Using the listing below, report all lines holding the word "matplotlib".
____ DATA
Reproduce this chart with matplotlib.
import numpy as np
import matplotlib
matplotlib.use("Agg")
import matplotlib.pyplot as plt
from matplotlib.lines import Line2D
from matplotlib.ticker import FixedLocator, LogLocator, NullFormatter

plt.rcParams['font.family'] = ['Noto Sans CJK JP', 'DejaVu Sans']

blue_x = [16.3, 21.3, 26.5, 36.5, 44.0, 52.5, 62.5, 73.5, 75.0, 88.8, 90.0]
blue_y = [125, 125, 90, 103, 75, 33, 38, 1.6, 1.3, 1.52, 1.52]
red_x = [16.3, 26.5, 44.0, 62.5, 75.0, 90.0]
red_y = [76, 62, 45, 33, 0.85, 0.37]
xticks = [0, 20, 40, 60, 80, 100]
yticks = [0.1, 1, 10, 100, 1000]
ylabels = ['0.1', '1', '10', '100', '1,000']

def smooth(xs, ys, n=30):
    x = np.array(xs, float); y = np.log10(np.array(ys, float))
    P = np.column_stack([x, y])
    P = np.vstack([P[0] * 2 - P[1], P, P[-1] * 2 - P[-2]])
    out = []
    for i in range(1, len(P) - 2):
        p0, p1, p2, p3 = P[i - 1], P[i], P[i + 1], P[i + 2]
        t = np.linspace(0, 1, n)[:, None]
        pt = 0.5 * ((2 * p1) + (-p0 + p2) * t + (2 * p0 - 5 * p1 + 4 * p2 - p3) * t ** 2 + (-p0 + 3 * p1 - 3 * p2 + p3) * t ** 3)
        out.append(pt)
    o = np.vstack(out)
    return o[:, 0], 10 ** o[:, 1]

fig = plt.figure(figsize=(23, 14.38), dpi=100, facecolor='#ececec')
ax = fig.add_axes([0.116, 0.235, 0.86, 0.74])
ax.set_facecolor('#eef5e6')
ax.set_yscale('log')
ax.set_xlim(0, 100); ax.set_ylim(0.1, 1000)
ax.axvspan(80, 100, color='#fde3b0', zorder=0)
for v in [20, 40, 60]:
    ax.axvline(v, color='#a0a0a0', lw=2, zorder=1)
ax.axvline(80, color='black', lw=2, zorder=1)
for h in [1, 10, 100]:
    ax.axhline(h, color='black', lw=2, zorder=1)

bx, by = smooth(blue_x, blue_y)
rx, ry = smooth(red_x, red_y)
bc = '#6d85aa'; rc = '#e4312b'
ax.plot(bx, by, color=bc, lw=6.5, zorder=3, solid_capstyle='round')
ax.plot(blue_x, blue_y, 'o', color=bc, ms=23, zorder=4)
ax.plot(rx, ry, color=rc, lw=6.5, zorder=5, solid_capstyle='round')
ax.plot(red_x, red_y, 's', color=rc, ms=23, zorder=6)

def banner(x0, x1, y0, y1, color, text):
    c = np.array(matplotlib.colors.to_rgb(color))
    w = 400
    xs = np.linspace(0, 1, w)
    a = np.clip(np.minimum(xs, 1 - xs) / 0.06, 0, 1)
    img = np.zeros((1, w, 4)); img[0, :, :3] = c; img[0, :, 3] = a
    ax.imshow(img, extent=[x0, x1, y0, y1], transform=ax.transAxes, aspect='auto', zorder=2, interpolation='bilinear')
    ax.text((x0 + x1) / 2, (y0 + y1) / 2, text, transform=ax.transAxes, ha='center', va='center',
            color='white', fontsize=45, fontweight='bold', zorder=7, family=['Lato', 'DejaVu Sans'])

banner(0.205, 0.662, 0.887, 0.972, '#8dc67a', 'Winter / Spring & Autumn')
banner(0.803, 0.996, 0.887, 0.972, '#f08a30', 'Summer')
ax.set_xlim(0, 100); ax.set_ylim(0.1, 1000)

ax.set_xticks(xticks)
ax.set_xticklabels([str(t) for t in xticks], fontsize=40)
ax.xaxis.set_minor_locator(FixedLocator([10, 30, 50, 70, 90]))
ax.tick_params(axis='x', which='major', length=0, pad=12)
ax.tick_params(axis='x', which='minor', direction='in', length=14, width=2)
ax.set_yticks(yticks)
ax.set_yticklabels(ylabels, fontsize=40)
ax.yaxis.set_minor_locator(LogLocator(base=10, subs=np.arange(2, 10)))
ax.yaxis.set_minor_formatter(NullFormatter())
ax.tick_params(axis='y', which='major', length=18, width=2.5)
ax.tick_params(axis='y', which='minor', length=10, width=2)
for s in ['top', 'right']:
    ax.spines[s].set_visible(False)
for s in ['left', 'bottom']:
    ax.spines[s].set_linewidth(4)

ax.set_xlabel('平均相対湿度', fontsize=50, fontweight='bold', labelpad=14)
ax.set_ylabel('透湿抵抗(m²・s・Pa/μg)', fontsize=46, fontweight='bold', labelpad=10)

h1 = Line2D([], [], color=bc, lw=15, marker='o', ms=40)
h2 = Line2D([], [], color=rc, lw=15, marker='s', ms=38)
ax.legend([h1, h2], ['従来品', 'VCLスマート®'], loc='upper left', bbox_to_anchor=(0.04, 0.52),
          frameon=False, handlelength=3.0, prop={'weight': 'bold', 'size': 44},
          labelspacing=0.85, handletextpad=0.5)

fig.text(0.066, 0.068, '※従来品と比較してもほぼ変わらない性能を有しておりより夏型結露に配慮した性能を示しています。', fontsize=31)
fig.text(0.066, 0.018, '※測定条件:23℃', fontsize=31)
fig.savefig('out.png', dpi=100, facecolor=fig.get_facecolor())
________
# [RESULT OF THE EXERCISE]
Reproduce this chart with matplotlib.
import matplotlib
matplotlib.use("Agg")
import matplotlib.pyplot as plt
from matplotlib.lines import Line2D
from matplotlib.ticker import FixedLocator, LogLocator, NullFormatter
    c = np.array(matplotlib.colors.to_rgb(color))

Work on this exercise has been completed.